Three Basic Things You Should Know About IRS Section 1031 Exchange Requirements
Internal Revenue Service Code Section 1031 is specifically related to the deferment of capital gains tax on property dispositions. When this is done, it can free up more of your money that you can use to purchase more properties. This alone makes it a valuable tool in building wealth through real estate. However, there are rules associated with this type of property exchange. The following are a few of the basic rules associated with this.
The transaction must be structured as an exchange
In other words, it cannot be a sale or a purchase. To make sure it is done properly, the exchange is accomplished by using a qualified intermediary to facilitate the sale of the property and the acquisition of a new one. It is the intermediary that holds the funds from the sale of the property.
The transaction must be of like-kind properties
The two properties involved in the exchange must be considered of like kind. The definition for this is wide-ranging, but this includes rental property in a residential housing tract, an apartment complex, commercial buildings, or office buildings. But regardless of the specific property, it must be considered real property, either buildings that are attached to the land or the land itself. But regardless of the type of property, it must always be an investment property. Properties that are excluded include personal residences, vacation properties, and properties that are new to the market, such as those sold by a builder.
To defer all tax, the replacement property must be equal or greater in value
In addition to the new property value, both the equity and debt must be of equal or greater value than the property that you are giving up in the exchange. All of these criteria must be met to receive a full tax deferment. If not, there may be a partial tax deferment, but you will still have a tax bill.
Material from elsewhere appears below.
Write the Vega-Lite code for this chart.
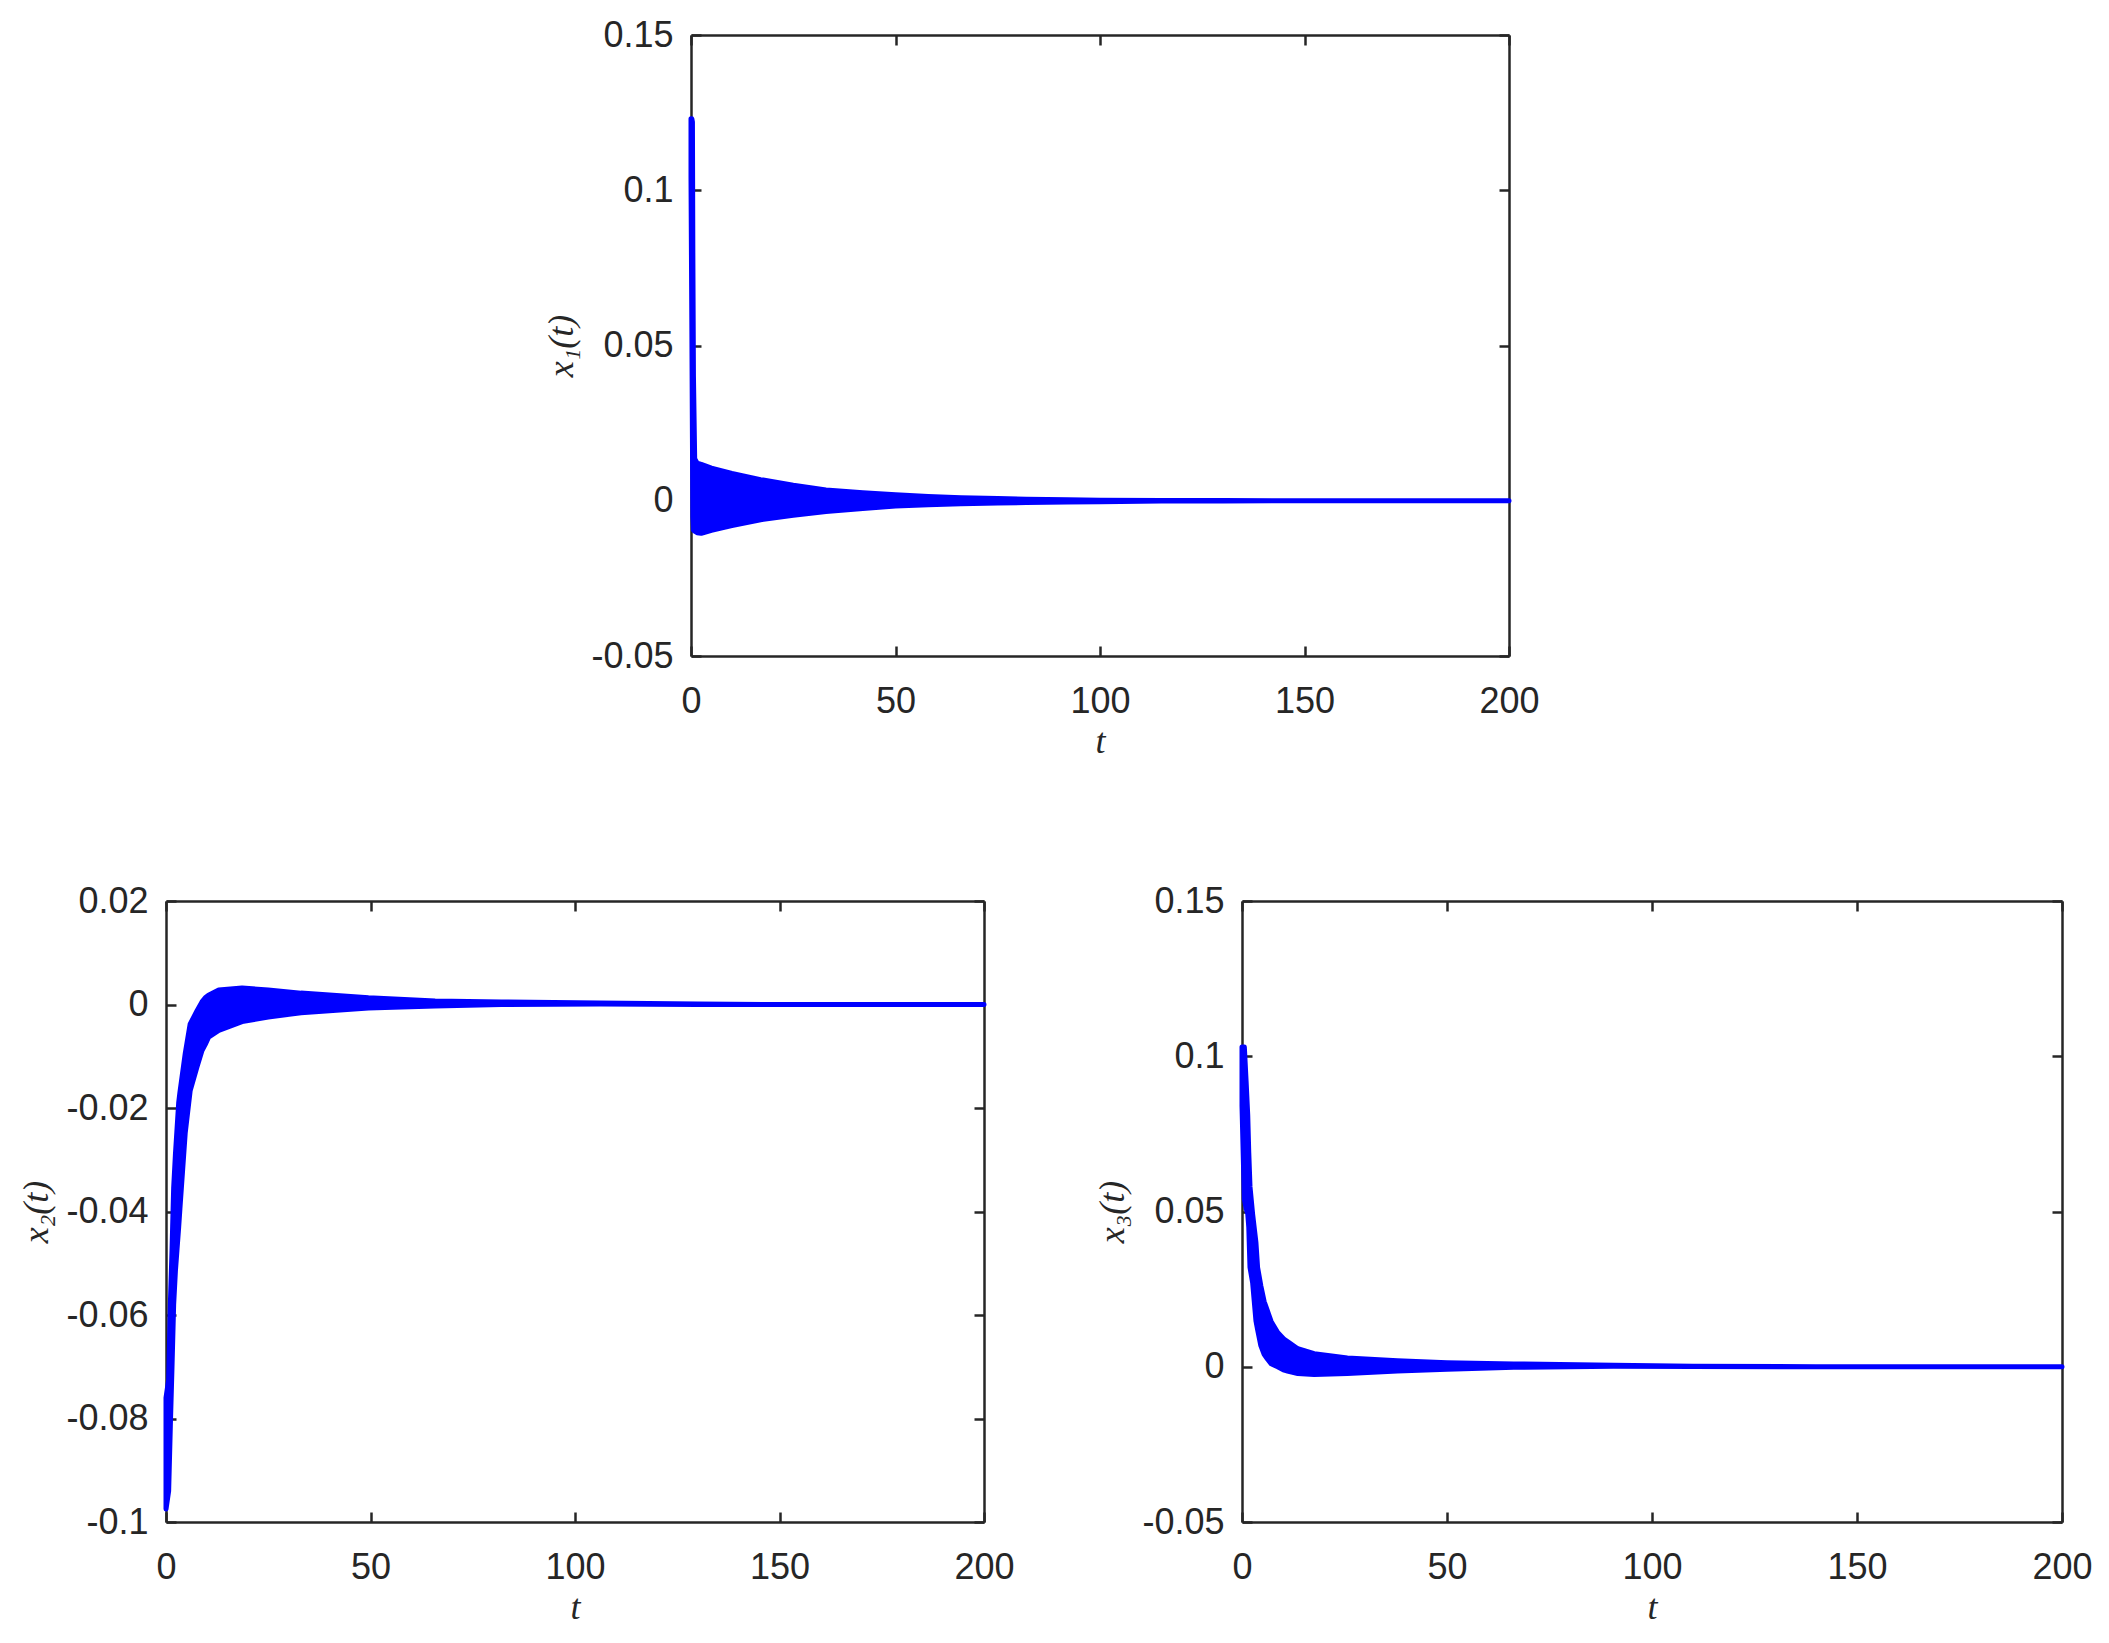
{
  "$schema": "https://vega.github.io/schema/vega-lite/v6.json",
  "background": "white",
  "padding": {"left": 18, "top": 17, "right": 0, "bottom": 0},
  "datasets": {
    "x1": [
      {"t": 0, "hi": 0.123, "lo": 0.104},
      {"t": 0.2, "hi": 0.123, "lo": 0.058},
      {"t": 0.35, "hi": 0.122, "lo": 0.02},
      {"t": 0.45, "hi": 0.08, "lo": -0.005},
      {"t": 0.6, "hi": 0.04, "lo": -0.0095},
      {"t": 0.9, "hi": 0.0135, "lo": -0.0098},
      {"t": 1.5, "hi": 0.0121, "lo": -0.0103},
      {"t": 2.5, "hi": 0.0117, "lo": -0.0105},
      {"t": 5, "hi": 0.0105, "lo": -0.0095},
      {"t": 10, "hi": 0.0088, "lo": -0.008},
      {"t": 17, "hi": 0.0068, "lo": -0.0061},
      {"t": 25, "hi": 0.005, "lo": -0.0047},
      {"t": 33, "hi": 0.0035, "lo": -0.0035},
      {"t": 42, "hi": 0.0026, "lo": -0.0025},
      {"t": 50, "hi": 0.0019, "lo": -0.0017},
      {"t": 58, "hi": 0.0014, "lo": -0.0013},
      {"t": 66, "hi": 0.001, "lo": -0.001},
      {"t": 75, "hi": 0.0007, "lo": -0.0007},
      {"t": 82, "hi": 0.0005, "lo": -0.0006},
      {"t": 92, "hi": 0.0003, "lo": -0.0004},
      {"t": 100, "hi": 0.0002, "lo": -0.0003},
      {"t": 115, "hi": 0.0001, "lo": -0.0001},
      {"t": 130, "hi": 0.00005, "lo": -0.00005},
      {"t": 150, "hi": 0, "lo": 0},
      {"t": 200, "hi": 0, "lo": 0}
    ],
    "x2": [
      {"t": 0, "hi": -0.076, "lo": -0.0975},
      {"t": 0.65, "hi": -0.0725, "lo": -0.094},
      {"t": 1.06, "hi": -0.058, "lo": -0.0815},
      {"t": 1.47, "hi": -0.0475, "lo": -0.07},
      {"t": 1.87, "hi": -0.0355, "lo": -0.058},
      {"t": 2.3, "hi": -0.029, "lo": -0.0515},
      {"t": 3.1, "hi": -0.019, "lo": -0.043},
      {"t": 3.4, "hi": -0.017, "lo": -0.0395},
      {"t": 4.7, "hi": -0.0095, "lo": -0.0248},
      {"t": 5.9, "hi": -0.0038, "lo": -0.0167},
      {"t": 7.6, "hi": -0.0012, "lo": -0.012},
      {"t": 8.8, "hi": 0.0005, "lo": -0.0089},
      {"t": 9.6, "hi": 0.0013, "lo": -0.0077},
      {"t": 10.4, "hi": 0.0018, "lo": -0.0063},
      {"t": 12.9, "hi": 0.0028, "lo": -0.005},
      {"t": 18.6, "hi": 0.0032, "lo": -0.0033},
      {"t": 25, "hi": 0.0028, "lo": -0.0024},
      {"t": 33, "hi": 0.0022, "lo": -0.0016},
      {"t": 49.5, "hi": 0.0013, "lo": -0.0007},
      {"t": 65.8, "hi": 0.0007, "lo": -0.0003},
      {"t": 82, "hi": 0.0005, "lo": 0},
      {"t": 106, "hi": 0.0003, "lo": 0.0001},
      {"t": 130, "hi": 0.0001, "lo": 0},
      {"t": 150, "hi": 0, "lo": 0},
      {"t": 200, "hi": 0, "lo": 0}
    ],
    "x3": [
      {"t": 0, "hi": 0.103, "lo": 0.084},
      {"t": 0.57, "hi": 0.103, "lo": 0.054},
      {"t": 1.0, "hi": 0.092, "lo": 0.051},
      {"t": 1.4, "hi": 0.081, "lo": 0.0493},
      {"t": 1.65, "hi": 0.069, "lo": 0.045},
      {"t": 1.95, "hi": 0.058, "lo": 0.032},
      {"t": 2.6, "hi": 0.049, "lo": 0.027},
      {"t": 3.4, "hi": 0.04, "lo": 0.0148},
      {"t": 3.8, "hi": 0.032, "lo": 0.012},
      {"t": 4.6, "hi": 0.026, "lo": 0.0068},
      {"t": 5.4, "hi": 0.021, "lo": 0.004},
      {"t": 6.2, "hi": 0.018, "lo": 0.0025},
      {"t": 7.1, "hi": 0.0146, "lo": 0.001},
      {"t": 8.7, "hi": 0.011, "lo": 0},
      {"t": 10.3, "hi": 0.0088, "lo": -0.0011},
      {"t": 11.1, "hi": 0.0081, "lo": -0.0014},
      {"t": 13.6, "hi": 0.0058, "lo": -0.0022},
      {"t": 17.6, "hi": 0.0042, "lo": -0.0025},
      {"t": 25.7, "hi": 0.0028, "lo": -0.0022},
      {"t": 37.9, "hi": 0.0019, "lo": -0.0014},
      {"t": 50, "hi": 0.0013, "lo": -0.0008},
      {"t": 66.3, "hi": 0.0009, "lo": -0.0002},
      {"t": 90.6, "hi": 0.0005, "lo": 0.0002},
      {"t": 110, "hi": 0.0002, "lo": 0.0001},
      {"t": 140, "hi": 0, "lo": 0},
      {"t": 200, "hi": 0, "lo": 0}
    ]
  },
  "spacing": 124,
  "vconcat": [
    {
      "bounds": "flush",
      "spacing": 0,
      "hconcat": [
        {"width": 525, "height": 1, "data": {"values": []}, "mark": "point"},
        {
          "width": 818, "height": 621,
          "data": {"name": "x1"},
          "layer": [
            {
              "mark": {"type": "area", "color": "#0000ff", "stroke": "#0000ff", "strokeWidth": 5, "strokeJoin": "round"},
              "encoding": {
                "x": {"field": "t", "type": "quantitative", "scale": {"domain": [0, 200], "nice": false, "zero": false}, "axis": {"orient": "bottom", "values": [0, 50, 100, 150, 200], "title": "t", "labelFlush": false}},
                "y": {"field": "hi", "type": "quantitative", "scale": {"domain": [-0.05, 0.15], "nice": false, "zero": false}, "axis": {"orient": "left", "values": [-0.05, 0, 0.05, 0.1, 0.15], "labelExpr": "'' + datum.value", "title": "x₁(t)"}},
                "y2": {"field": "lo"}
              }
            },
            {
              "mark": {"type": "area", "opacity": 0},
              "encoding": {
                "x": {"field": "t", "type": "quantitative", "axis": {"orient": "top", "values": [0, 50, 100, 150, 200], "labels": false, "title": null}},
                "y": {"field": "hi", "type": "quantitative", "axis": {"orient": "right", "values": [-0.05, 0, 0.05, 0.1, 0.15], "labels": false, "title": null}},
                "y2": {"field": "lo"}
              }
            }
          ],
          "resolve": {"axis": {"x": "independent", "y": "independent"}}
        }
      ]
    },
    {
      "bounds": "flush",
      "spacing": 258,
      "hconcat": [
        {
          "width": 818, "height": 621,
          "data": {"name": "x2"},
          "layer": [
            {
              "mark": {"type": "area", "color": "#0000ff", "stroke": "#0000ff", "strokeWidth": 5, "strokeJoin": "round"},
              "encoding": {
                "x": {"field": "t", "type": "quantitative", "scale": {"domain": [0, 200], "nice": false, "zero": false}, "axis": {"orient": "bottom", "values": [0, 50, 100, 150, 200], "title": "t", "labelFlush": false}},
                "y": {"field": "hi", "type": "quantitative", "scale": {"domain": [-0.1, 0.02], "nice": false, "zero": false}, "axis": {"orient": "left", "values": [-0.1, -0.08, -0.06, -0.04, -0.02, 0, 0.02], "labelExpr": "'' + datum.value", "title": "x₂(t)"}},
                "y2": {"field": "lo"}
              }
            },
            {
              "mark": {"type": "area", "opacity": 0},
              "encoding": {
                "x": {"field": "t", "type": "quantitative", "axis": {"orient": "top", "values": [0, 50, 100, 150, 200], "labels": false, "title": null}},
                "y": {"field": "hi", "type": "quantitative", "axis": {"orient": "right", "values": [-0.1, -0.08, -0.06, -0.04, -0.02, 0, 0.02], "labels": false, "title": null}},
                "y2": {"field": "lo"}
              }
            }
          ],
          "resolve": {"axis": {"x": "independent", "y": "independent"}}
        },
        {
          "width": 820, "height": 621,
          "data": {"name": "x3"},
          "layer": [
            {
              "mark": {"type": "area", "color": "#0000ff", "stroke": "#0000ff", "strokeWidth": 5, "strokeJoin": "round"},
              "encoding": {
                "x": {"field": "t", "type": "quantitative", "scale": {"domain": [0, 200], "nice": false, "zero": false}, "axis": {"orient": "bottom", "values": [0, 50, 100, 150, 200], "title": "t", "labelFlush": false}},
                "y": {"field": "hi", "type": "quantitative", "scale": {"domain": [-0.05, 0.15], "nice": false, "zero": false}, "axis": {"orient": "left", "values": [-0.05, 0, 0.05, 0.1, 0.15], "labelExpr": "'' + datum.value", "title": "x₃(t)"}},
                "y2": {"field": "lo"}
              }
            },
            {
              "mark": {"type": "area", "opacity": 0},
              "encoding": {
                "x": {"field": "t", "type": "quantitative", "axis": {"orient": "top", "values": [0, 50, 100, 150, 200], "labels": false, "title": null}},
                "y": {"field": "hi", "type": "quantitative", "axis": {"orient": "right", "values": [-0.05, 0, 0.05, 0.1, 0.15], "labels": false, "title": null}},
                "y2": {"field": "lo"}
              }
            }
          ],
          "resolve": {"axis": {"x": "independent", "y": "independent"}}
        }
      ]
    }
  ],
  "config": {
    "view": {"stroke": null},
    "axis": {
      "grid": false,
      "domainColor": "#262626",
      "domainWidth": 2.5,
      "tickColor": "#262626",
      "tickWidth": 2.5,
      "tickSize": -10,
      "labelFont": "Liberation Sans",
      "labelFontSize": 36,
      "labelColor": "#262626",
      "titleFont": "Liberation Serif",
      "titleFontStyle": "italic",
      "titleFontWeight": "normal",
      "titleFontSize": 36,
      "titleColor": "#262626"
    },
    "axisY": {"labelPadding": 28, "titlePadding": 10},
    "axisX": {"labelPadding": 38, "titlePadding": 5}
  }
}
The idea behind IRS section 1031 is to defer taxes on capital gains. This can mean freeing up additional investment income to purchase more property. There are many rules associated with this IRS code; the rules listed above are among the most basic. However, interpretations of the rules can change, so to get the latest information and a robust understanding of what you can and cannot do, seek out the advice of a tax specialist. A professional can tell you more about 1031 exchange rules.